Bizi diğer bütün Müslüman ülkelerden farklı kılan Laiklik kavramı konusundaki kafa karışıklığımız hiçbir zaman ortadan kalkmadı. Din ve devlet ilişkilerinin birbirinden ayrılması diyerek geçiştirdiğimiz bu kavramın özünde yatan inanma ile iktidar arasındaki ince çizgiyi hiç görmek istemedik! Farklılıklardan oldum olası hoşlanmadığımız için böylesi değerlendirmeleri de yine güç üzerinden diğer kesimleri kontrol etmek amacıyla kullanma yolunu seçtik. Her seferinde demokrasiden bahsedip yine her seferinde demokrasiyi kendi çıkar ve heveslerimiz doğrultusunda kullanmak suretiyle kavramın içini olduğu gibi boşaltıverdik.
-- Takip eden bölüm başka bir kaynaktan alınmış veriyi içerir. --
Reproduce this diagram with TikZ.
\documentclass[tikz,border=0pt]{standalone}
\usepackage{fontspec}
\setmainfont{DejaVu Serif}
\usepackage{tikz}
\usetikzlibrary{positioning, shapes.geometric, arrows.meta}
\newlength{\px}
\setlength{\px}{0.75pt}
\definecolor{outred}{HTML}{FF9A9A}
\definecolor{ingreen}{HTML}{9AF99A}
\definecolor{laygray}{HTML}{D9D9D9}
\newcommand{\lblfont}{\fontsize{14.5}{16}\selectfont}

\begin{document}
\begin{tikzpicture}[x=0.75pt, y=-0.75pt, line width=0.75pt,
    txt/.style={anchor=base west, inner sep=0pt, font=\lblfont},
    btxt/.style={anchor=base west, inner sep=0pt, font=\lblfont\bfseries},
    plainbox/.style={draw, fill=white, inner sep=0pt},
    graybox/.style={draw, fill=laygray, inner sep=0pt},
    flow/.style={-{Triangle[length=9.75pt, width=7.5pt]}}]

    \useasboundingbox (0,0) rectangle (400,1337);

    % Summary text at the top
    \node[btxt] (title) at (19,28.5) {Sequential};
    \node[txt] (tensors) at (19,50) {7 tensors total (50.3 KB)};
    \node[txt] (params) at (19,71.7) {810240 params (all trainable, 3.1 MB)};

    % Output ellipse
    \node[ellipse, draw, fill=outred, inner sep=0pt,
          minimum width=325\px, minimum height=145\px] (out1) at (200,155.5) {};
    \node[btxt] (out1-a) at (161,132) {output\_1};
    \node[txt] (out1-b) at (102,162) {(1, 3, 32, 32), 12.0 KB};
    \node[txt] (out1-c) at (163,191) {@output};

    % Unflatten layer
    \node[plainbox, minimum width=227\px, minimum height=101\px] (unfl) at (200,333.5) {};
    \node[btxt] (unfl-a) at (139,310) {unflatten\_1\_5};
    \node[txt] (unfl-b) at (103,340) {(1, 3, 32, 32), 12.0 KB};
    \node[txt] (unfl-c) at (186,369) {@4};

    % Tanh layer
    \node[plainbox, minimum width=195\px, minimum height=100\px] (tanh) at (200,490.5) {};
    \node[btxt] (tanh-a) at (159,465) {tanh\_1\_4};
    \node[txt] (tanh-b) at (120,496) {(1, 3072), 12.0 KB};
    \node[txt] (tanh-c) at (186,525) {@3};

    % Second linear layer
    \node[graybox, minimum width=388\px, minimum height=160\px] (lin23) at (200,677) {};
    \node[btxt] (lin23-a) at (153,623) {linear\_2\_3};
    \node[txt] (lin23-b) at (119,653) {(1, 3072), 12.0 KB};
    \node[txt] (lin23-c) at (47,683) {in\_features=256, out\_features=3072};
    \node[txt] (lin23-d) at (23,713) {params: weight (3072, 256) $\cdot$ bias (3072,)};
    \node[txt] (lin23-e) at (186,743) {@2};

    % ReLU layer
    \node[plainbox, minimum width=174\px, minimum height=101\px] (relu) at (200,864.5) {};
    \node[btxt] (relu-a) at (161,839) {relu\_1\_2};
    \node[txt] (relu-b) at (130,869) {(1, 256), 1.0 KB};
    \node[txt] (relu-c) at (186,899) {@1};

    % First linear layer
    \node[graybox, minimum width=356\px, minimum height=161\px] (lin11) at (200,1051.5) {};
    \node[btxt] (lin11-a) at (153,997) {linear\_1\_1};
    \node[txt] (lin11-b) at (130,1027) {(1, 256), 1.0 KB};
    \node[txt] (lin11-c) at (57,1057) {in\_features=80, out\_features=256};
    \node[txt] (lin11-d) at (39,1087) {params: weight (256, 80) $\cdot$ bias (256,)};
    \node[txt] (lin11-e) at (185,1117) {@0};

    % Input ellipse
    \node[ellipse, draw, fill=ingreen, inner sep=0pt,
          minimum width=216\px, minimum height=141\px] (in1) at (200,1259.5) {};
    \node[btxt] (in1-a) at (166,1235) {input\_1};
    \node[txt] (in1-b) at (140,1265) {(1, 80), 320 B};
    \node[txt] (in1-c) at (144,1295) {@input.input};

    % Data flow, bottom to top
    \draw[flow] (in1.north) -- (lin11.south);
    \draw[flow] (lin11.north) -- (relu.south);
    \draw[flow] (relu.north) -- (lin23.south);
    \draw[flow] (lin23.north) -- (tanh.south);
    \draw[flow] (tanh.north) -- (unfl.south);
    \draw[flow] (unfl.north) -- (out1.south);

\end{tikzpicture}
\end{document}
Ne yazık ki cin şişeden çıktı ve bir arada yaşadığını varsaydığımız insanlarımız arasındaki mesafelerin aslında ne kadar da uzak olduğunu bir kez daha yüzümüze çarpıverdi. Ne yapmak istediğimize karar veremez ve birbirimizle konuşmak yerine sadece eleştirmeyi, hakaret etmeyi tercih edersek varacağımız nokta çok daha belirsiz olacak.

Hala zaman varken ortak müştereklerimiz üzerinden sağlayacağımız bir mutabakatı hayata geçirelim. Yoksa sürekli olarak birilerinin bizim üzerinde oyunlar oynamak suretiyle aramızı bozmaya çalıştıkları üzerinde konuşmayı sürdürüp dururuz. Bu arada ise hayatlarımız, yarınlarımız, umutlarımız Allah’a emanet bir biçimde olacakları bekleriz. Çok daha zor koşullar içerisinde yoktan var edilen bir vatanı ve bu vatanı kurtaran aziz kahramanlarımızın yaptıklarını hatırlayarak işe başlayabiliriz.
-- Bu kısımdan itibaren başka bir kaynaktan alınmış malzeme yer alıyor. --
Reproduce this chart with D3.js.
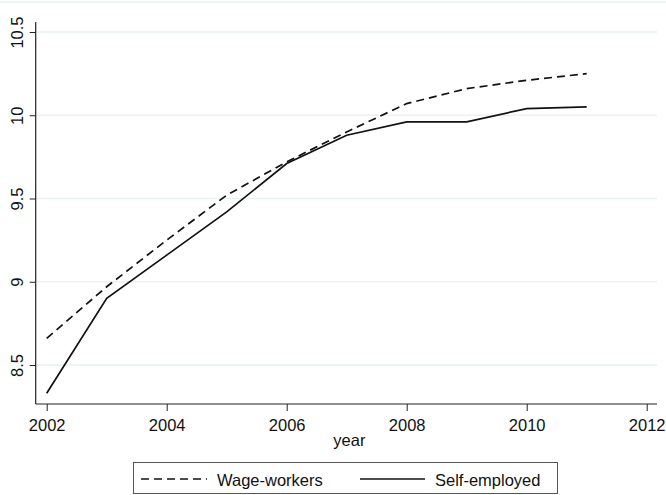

Her açıdan ayrışmaya değil farklılıklarımız temelinde bir arada yaşayabilmeyi başarabilmeye ihtiyacımız var. Masallardaki son hiçbirimize gerçekçi gibi gözükmeyebilir ancak kontrolden çıktığında ne kadar uğraşırsanız uğraşın işleri tekrar yoluna sokabilmek kolay değildir. ‘Mış Gibi’ yapmadan, lafı eveleyip gevelemeden hareket etmeliyiz. Charlie Hebdo saldırısının ardından ‘Biz Fransayız’ diye yürüyenleri gördüğümüzde ne olduğunun ayırdına varamamıştık. Sosyal medya hesaplarını Fransa bayrağı yapma meselesi de o zamanlar çok tartışılmıştı. 2015 yılının Ekim ve Kasım aylarındaki bombalı saldırıların ardından ölenlerin Konya’da milli maçta nasıl ıslıklandığını ve ardından yaşadığımız her olay sonrasında benzer yorumlarla ölümler üzerinden nasıl ayrıştığımızı hatırlayalım lütfen.

‘Biz Türkiye’yiz’ noktasına gelemediğimiz ve her ideolojiden insanımızı ülke bütünlüğü üzerinden bir araya getiremediğimiz sürece bütün söylenenler havada kalmaya mahkumdur! Bu vatanı hiçbirimizi dışlamadan, ayrıştırmadan, bölmeden, parçalamadan hep birlikte yaşayabileceğimiz bir hale getirmek için elimizden geleni yapmak zorundayız. Kaderimizi tıpkı daha önce olduğu gibi başkalarının çizmesine müsaade edemeyiz. Bu ülke hepimize yeter, yeter ki samimi olup, ülke çıkarlarını her şeyin üzerinde tutmayı becerebilelim!